> [EXERCISE OBJECTIVE]
Skip all pictures. Write out the data below from its first line through the line that contains "(ncvin) at (927,426);".

> [STORED DATA]

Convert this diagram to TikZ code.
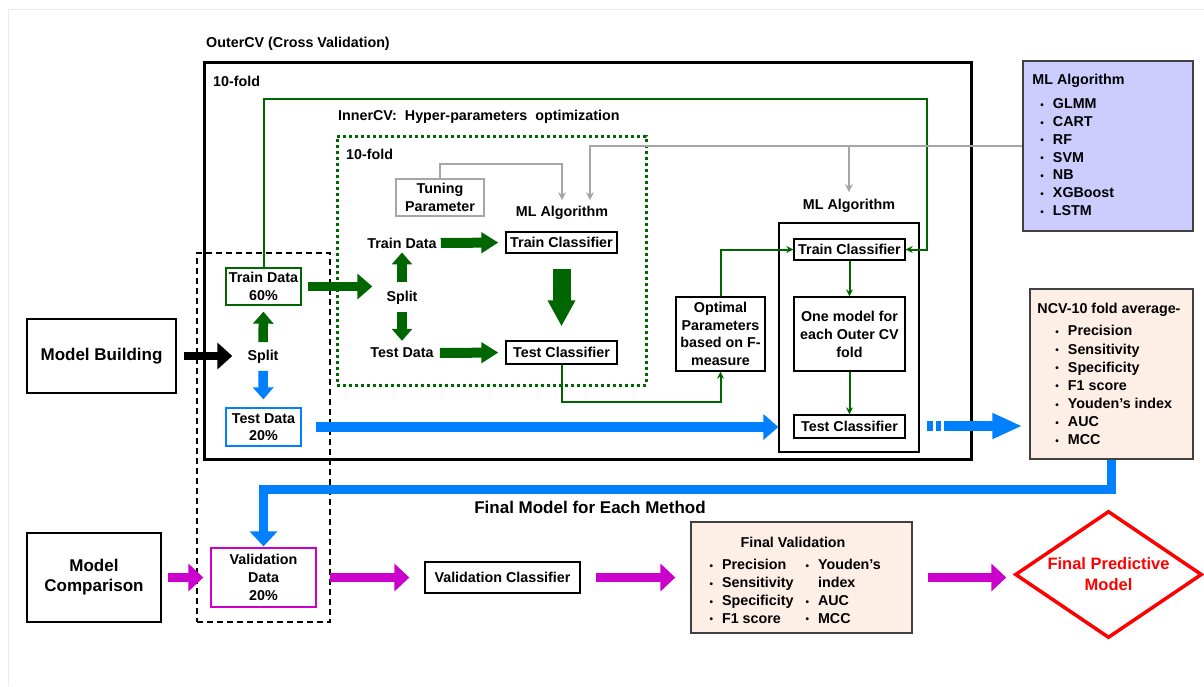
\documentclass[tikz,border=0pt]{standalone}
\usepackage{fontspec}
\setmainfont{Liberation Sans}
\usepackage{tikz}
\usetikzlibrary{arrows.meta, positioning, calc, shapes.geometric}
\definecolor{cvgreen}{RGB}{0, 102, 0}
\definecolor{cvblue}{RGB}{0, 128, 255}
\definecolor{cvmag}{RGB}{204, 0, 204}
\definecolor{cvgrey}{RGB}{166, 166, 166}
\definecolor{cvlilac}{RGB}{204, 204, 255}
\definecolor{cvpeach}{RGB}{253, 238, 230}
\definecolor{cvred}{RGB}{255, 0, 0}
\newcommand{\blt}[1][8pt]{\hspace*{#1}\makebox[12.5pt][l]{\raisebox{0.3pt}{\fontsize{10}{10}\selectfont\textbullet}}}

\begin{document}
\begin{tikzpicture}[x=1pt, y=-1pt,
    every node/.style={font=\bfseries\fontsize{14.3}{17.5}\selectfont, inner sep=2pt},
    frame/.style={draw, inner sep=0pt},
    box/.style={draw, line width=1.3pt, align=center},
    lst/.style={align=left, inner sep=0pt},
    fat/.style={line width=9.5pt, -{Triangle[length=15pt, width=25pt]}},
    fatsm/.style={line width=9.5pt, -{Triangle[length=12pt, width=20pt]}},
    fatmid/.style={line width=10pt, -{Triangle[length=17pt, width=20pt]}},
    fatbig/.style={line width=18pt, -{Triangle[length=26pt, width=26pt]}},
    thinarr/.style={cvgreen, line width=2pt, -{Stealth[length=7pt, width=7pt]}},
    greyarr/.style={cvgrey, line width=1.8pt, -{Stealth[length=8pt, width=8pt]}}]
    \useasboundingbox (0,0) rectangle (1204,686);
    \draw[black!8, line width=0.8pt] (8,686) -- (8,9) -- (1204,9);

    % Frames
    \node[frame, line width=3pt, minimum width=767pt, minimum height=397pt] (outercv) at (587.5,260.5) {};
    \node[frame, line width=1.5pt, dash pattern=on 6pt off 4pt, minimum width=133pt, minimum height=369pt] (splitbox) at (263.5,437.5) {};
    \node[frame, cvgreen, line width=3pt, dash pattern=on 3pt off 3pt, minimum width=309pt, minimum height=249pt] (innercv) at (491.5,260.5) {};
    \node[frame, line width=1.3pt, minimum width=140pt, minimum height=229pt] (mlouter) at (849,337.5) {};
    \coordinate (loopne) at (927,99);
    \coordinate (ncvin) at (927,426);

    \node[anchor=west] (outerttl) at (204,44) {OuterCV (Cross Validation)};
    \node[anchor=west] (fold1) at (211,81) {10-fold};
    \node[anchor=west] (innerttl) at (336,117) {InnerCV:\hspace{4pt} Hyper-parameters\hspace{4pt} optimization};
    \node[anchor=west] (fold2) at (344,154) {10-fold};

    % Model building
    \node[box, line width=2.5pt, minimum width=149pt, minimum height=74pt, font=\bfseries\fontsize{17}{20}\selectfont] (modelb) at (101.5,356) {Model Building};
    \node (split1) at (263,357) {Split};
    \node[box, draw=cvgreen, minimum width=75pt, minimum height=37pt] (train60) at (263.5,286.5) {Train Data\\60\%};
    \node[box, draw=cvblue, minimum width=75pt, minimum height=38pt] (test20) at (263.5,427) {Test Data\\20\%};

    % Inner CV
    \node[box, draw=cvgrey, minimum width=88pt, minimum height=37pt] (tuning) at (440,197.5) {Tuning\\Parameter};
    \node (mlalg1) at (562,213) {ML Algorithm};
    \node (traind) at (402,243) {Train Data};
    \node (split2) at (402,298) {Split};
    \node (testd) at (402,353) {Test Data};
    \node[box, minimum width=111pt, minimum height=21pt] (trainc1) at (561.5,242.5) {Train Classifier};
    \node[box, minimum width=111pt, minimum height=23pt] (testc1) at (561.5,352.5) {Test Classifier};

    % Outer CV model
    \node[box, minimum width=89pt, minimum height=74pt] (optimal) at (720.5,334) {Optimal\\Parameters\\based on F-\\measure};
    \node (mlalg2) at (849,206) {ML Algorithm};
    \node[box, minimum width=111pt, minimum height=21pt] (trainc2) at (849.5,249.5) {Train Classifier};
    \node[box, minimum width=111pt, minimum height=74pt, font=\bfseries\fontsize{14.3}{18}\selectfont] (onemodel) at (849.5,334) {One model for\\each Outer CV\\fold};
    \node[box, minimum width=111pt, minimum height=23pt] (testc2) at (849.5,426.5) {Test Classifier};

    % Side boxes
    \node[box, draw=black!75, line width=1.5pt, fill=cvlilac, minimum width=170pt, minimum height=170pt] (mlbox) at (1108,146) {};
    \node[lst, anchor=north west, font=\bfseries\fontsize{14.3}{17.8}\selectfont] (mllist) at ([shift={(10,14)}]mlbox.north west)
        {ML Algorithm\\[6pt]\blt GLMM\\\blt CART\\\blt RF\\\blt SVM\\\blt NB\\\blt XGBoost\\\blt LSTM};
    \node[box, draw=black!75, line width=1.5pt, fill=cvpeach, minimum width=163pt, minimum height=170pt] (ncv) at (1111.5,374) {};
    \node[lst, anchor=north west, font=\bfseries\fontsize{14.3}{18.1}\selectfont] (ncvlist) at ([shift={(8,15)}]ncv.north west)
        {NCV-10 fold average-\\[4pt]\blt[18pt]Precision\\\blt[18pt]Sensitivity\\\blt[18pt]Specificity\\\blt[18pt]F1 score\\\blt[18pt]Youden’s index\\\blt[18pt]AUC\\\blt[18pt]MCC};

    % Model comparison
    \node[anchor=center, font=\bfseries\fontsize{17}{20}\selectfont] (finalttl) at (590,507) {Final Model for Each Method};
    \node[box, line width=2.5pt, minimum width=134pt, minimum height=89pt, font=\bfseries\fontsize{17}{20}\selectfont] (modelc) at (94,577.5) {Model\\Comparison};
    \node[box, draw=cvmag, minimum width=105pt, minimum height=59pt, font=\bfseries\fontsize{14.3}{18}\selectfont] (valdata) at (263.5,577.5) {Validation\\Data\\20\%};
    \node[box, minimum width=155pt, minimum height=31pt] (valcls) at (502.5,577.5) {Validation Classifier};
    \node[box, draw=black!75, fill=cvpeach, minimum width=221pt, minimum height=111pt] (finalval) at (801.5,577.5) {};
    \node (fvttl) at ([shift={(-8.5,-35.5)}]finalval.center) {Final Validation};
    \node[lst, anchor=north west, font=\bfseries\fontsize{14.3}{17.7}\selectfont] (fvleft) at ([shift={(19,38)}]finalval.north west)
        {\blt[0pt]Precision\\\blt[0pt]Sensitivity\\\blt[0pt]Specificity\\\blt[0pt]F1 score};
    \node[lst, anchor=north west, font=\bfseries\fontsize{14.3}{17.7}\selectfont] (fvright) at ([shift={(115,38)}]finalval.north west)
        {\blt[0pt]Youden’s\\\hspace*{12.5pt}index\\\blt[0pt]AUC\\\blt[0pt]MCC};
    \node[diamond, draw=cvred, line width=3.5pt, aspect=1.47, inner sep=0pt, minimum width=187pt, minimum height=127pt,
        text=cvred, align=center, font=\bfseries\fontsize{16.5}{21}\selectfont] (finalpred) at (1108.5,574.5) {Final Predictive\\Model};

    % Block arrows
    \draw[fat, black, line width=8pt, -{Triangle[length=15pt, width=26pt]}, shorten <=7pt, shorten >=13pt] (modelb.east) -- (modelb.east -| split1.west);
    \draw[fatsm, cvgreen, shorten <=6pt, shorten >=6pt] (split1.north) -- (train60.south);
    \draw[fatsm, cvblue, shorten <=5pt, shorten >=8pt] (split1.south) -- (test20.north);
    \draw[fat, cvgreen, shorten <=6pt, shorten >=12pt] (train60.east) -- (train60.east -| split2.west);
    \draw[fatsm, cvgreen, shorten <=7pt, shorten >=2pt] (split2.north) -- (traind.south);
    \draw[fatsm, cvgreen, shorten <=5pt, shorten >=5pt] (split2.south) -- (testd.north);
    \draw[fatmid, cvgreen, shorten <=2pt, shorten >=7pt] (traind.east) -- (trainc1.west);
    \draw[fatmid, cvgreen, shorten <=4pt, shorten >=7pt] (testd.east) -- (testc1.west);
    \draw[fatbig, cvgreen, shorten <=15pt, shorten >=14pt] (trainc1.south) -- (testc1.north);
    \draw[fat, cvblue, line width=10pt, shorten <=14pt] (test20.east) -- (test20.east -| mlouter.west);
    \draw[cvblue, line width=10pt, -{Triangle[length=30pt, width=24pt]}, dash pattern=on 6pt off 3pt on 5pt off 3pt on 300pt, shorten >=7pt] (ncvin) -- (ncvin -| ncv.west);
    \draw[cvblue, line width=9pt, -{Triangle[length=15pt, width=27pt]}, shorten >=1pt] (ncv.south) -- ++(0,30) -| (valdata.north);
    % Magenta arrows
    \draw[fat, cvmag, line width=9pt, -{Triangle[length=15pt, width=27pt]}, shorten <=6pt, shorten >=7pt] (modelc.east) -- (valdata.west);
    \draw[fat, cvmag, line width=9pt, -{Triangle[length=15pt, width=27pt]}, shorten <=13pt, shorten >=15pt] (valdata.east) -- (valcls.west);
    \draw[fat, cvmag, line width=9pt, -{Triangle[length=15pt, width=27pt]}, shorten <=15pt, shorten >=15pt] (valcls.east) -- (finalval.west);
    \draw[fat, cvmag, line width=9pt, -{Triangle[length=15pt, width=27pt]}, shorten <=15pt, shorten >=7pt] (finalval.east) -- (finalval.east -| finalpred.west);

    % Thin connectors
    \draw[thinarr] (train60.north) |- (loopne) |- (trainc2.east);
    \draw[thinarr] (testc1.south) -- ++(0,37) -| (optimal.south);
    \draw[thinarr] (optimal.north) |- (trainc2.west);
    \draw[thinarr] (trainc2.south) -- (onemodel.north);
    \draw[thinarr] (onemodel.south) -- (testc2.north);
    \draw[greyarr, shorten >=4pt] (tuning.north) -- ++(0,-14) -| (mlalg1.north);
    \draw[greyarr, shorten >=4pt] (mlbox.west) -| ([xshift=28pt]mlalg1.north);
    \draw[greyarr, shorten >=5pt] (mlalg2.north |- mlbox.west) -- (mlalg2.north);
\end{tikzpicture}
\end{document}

> [ANSWER TO THE EXERCISE]
Convert this diagram to TikZ code.
\documentclass[tikz,border=0pt]{standalone}
\usepackage{fontspec}
\setmainfont{Liberation Sans}
\usepackage{tikz}
\usetikzlibrary{arrows.meta, positioning, calc, shapes.geometric}
\definecolor{cvgreen}{RGB}{0, 102, 0}
\definecolor{cvblue}{RGB}{0, 128, 255}
\definecolor{cvmag}{RGB}{204, 0, 204}
\definecolor{cvgrey}{RGB}{166, 166, 166}
\definecolor{cvlilac}{RGB}{204, 204, 255}
\definecolor{cvpeach}{RGB}{253, 238, 230}
\definecolor{cvred}{RGB}{255, 0, 0}
\newcommand{\blt}[1][8pt]{\hspace*{#1}\makebox[12.5pt][l]{\raisebox{0.3pt}{\fontsize{10}{10}\selectfont\textbullet}}}

\begin{document}
\begin{tikzpicture}[x=1pt, y=-1pt,
    every node/.style={font=\bfseries\fontsize{14.3}{17.5}\selectfont, inner sep=2pt},
    frame/.style={draw, inner sep=0pt},
    box/.style={draw, line width=1.3pt, align=center},
    lst/.style={align=left, inner sep=0pt},
    fat/.style={line width=9.5pt, -{Triangle[length=15pt, width=25pt]}},
    fatsm/.style={line width=9.5pt, -{Triangle[length=12pt, width=20pt]}},
    fatmid/.style={line width=10pt, -{Triangle[length=17pt, width=20pt]}},
    fatbig/.style={line width=18pt, -{Triangle[length=26pt, width=26pt]}},
    thinarr/.style={cvgreen, line width=2pt, -{Stealth[length=7pt, width=7pt]}},
    greyarr/.style={cvgrey, line width=1.8pt, -{Stealth[length=8pt, width=8pt]}}]
    \useasboundingbox (0,0) rectangle (1204,686);
    \draw[black!8, line width=0.8pt] (8,686) -- (8,9) -- (1204,9);

    % Frames
    \node[frame, line width=3pt, minimum width=767pt, minimum height=397pt] (outercv) at (587.5,260.5) {};
    \node[frame, line width=1.5pt, dash pattern=on 6pt off 4pt, minimum width=133pt, minimum height=369pt] (splitbox) at (263.5,437.5) {};
    \node[frame, cvgreen, line width=3pt, dash pattern=on 3pt off 3pt, minimum width=309pt, minimum height=249pt] (innercv) at (491.5,260.5) {};
    \node[frame, line width=1.3pt, minimum width=140pt, minimum height=229pt] (mlouter) at (849,337.5) {};
    \coordinate (loopne) at (927,99);
    \coordinate (ncvin) at (927,426);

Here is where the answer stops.